* **Task description**
Find every line with the word "chart" and report how many there are, without any other text.

:::

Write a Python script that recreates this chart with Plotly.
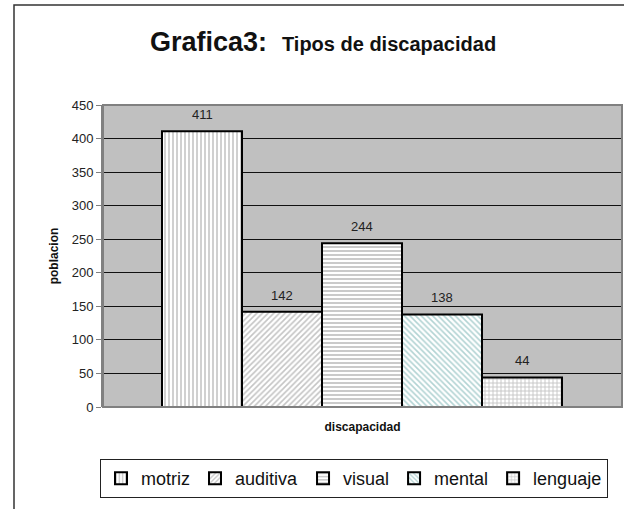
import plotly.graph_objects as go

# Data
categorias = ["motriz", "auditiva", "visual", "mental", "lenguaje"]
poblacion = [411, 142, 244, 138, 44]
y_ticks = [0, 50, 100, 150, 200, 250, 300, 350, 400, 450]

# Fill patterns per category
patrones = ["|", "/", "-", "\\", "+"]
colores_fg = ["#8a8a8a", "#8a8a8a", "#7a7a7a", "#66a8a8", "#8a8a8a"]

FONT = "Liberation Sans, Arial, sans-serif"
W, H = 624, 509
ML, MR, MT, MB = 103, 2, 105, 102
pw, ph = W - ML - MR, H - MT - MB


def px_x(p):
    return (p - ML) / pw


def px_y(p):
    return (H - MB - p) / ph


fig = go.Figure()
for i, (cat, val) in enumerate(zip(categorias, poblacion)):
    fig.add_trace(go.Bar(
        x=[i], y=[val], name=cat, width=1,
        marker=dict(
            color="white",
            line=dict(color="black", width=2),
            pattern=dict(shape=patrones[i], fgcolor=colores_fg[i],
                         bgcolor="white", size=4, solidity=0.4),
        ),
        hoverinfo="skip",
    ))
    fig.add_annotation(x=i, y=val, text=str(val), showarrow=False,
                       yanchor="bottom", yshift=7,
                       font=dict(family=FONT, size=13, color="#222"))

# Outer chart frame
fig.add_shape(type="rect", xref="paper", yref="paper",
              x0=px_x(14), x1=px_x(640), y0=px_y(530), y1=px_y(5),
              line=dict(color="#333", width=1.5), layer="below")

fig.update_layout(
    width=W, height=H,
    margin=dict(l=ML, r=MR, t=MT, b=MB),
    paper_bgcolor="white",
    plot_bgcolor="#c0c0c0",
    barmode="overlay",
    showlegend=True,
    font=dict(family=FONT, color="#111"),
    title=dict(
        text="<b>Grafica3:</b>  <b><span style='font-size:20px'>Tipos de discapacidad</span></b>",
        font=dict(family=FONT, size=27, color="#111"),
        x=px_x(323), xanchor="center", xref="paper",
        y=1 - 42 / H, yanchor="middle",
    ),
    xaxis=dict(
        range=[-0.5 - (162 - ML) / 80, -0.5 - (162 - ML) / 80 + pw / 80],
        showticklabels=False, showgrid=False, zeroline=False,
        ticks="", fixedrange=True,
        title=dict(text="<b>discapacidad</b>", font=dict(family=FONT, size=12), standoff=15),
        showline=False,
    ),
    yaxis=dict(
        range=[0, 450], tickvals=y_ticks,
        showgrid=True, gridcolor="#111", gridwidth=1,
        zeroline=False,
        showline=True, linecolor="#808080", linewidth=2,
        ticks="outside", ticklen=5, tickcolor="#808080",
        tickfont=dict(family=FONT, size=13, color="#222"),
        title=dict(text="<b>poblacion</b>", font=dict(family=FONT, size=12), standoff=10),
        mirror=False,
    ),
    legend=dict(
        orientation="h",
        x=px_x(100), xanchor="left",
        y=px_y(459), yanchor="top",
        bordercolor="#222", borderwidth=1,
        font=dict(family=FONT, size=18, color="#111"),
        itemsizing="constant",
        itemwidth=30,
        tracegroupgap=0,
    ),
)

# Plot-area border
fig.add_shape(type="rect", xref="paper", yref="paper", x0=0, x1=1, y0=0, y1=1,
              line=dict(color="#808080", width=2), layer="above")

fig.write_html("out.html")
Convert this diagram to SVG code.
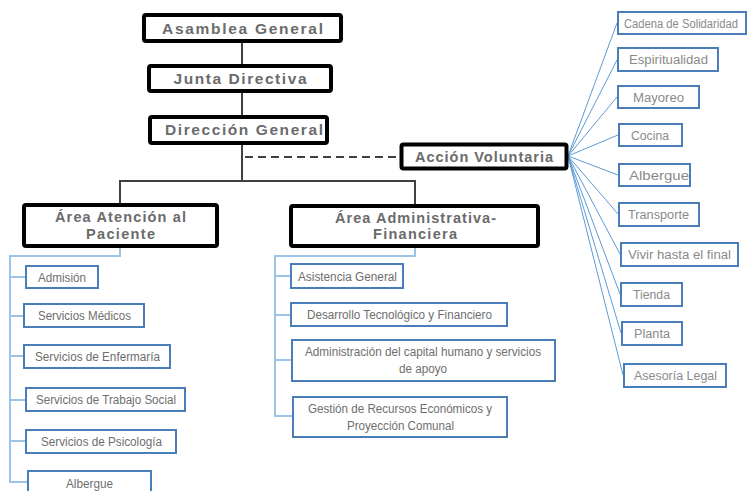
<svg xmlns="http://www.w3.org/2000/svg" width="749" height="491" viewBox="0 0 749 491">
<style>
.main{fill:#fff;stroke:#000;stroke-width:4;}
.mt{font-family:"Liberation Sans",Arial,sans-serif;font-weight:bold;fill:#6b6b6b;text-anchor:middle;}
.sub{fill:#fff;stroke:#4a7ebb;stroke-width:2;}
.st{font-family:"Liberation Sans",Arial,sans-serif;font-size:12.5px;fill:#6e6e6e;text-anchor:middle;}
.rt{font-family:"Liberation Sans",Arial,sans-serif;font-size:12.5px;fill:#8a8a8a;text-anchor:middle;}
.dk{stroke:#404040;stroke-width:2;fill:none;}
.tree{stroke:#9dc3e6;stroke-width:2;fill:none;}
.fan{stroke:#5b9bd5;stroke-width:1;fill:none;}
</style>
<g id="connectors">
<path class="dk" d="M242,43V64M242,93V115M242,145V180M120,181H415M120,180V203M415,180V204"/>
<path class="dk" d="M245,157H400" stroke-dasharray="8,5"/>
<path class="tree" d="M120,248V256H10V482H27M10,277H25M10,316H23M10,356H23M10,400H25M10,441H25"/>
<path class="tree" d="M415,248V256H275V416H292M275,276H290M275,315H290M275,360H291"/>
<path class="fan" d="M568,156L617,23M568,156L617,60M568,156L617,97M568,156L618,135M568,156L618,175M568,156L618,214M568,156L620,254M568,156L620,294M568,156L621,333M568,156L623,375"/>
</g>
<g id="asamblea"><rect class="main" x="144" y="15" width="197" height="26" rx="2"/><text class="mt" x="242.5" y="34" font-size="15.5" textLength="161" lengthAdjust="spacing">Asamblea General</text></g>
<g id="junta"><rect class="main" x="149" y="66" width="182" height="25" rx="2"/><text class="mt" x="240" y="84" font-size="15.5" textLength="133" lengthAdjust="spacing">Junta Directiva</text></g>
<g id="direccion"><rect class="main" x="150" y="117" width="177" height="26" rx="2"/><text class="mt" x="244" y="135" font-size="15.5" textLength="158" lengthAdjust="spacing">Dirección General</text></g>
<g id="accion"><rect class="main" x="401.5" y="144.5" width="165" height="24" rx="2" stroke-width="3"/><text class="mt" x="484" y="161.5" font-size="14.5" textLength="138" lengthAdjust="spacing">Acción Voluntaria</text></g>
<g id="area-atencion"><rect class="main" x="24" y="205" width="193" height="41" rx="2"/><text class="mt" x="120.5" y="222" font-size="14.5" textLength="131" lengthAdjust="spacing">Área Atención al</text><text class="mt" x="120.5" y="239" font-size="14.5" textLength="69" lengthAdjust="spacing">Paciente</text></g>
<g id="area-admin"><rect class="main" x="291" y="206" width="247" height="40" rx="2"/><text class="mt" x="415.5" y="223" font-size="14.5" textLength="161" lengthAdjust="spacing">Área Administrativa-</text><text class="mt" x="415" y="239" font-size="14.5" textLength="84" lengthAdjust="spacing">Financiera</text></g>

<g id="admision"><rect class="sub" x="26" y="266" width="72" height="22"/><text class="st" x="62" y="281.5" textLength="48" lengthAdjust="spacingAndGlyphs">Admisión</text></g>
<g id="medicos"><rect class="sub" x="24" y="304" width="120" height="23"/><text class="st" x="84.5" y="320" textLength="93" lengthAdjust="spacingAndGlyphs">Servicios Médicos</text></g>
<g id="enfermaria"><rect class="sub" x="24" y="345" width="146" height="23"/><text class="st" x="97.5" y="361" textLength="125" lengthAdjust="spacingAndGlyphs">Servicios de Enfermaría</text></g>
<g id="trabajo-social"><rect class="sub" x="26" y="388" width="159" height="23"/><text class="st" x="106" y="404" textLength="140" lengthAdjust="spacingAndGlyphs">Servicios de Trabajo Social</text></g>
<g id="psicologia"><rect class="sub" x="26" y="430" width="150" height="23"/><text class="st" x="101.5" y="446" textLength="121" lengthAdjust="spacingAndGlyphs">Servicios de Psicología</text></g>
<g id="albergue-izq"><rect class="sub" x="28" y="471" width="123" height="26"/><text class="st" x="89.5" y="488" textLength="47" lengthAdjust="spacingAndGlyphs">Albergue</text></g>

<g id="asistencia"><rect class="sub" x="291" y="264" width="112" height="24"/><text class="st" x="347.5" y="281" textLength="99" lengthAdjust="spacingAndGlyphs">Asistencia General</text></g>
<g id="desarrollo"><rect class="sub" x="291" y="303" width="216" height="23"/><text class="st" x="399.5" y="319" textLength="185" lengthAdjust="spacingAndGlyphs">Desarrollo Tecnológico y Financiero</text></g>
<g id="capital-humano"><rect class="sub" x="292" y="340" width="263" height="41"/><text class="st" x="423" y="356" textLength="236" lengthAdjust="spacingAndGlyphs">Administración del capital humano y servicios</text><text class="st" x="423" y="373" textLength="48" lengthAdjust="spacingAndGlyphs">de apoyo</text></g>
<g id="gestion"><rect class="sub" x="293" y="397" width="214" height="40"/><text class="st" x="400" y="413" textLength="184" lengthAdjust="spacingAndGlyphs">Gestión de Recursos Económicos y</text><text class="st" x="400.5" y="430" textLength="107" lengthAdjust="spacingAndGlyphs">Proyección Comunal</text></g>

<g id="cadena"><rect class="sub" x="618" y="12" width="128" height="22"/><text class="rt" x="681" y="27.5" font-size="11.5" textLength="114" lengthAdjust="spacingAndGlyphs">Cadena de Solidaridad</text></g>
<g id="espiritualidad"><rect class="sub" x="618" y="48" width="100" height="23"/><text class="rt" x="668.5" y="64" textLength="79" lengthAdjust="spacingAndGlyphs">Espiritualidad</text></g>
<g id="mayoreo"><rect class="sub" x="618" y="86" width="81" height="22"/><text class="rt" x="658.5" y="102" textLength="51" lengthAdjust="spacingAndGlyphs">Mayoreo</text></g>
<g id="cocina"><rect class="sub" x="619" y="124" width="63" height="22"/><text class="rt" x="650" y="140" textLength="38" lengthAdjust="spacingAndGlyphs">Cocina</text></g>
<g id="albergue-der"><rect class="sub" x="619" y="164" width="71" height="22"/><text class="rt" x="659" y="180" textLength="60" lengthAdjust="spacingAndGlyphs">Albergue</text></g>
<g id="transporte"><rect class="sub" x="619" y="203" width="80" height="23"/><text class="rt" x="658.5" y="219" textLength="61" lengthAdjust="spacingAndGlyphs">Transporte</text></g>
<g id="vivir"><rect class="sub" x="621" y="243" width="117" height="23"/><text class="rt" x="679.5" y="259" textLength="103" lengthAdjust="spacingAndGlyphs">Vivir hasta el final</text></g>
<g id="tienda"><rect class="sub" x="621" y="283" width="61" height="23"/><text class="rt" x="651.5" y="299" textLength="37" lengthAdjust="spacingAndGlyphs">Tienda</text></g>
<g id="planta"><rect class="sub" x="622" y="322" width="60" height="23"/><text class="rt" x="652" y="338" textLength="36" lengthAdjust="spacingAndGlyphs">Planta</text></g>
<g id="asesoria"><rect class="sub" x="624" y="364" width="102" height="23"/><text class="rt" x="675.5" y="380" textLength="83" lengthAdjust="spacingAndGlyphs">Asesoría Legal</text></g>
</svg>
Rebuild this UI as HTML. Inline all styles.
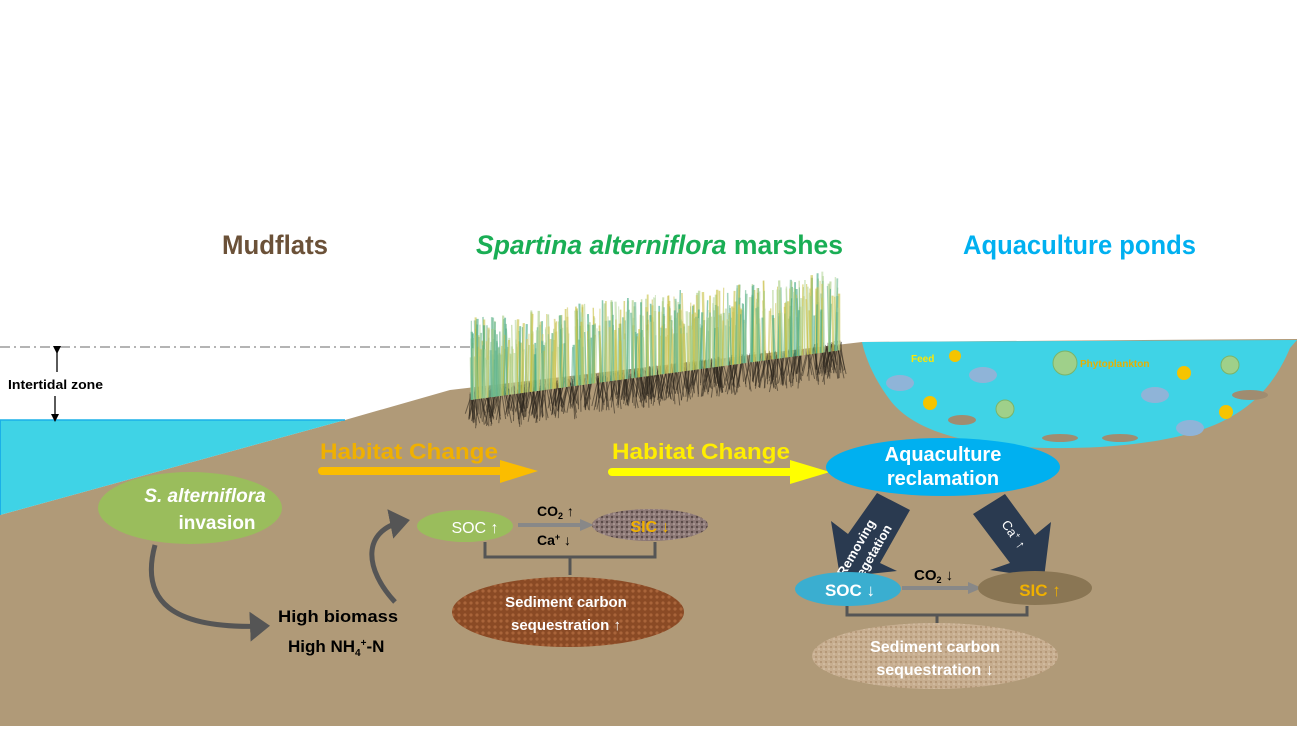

:::

* **Result of this task**
2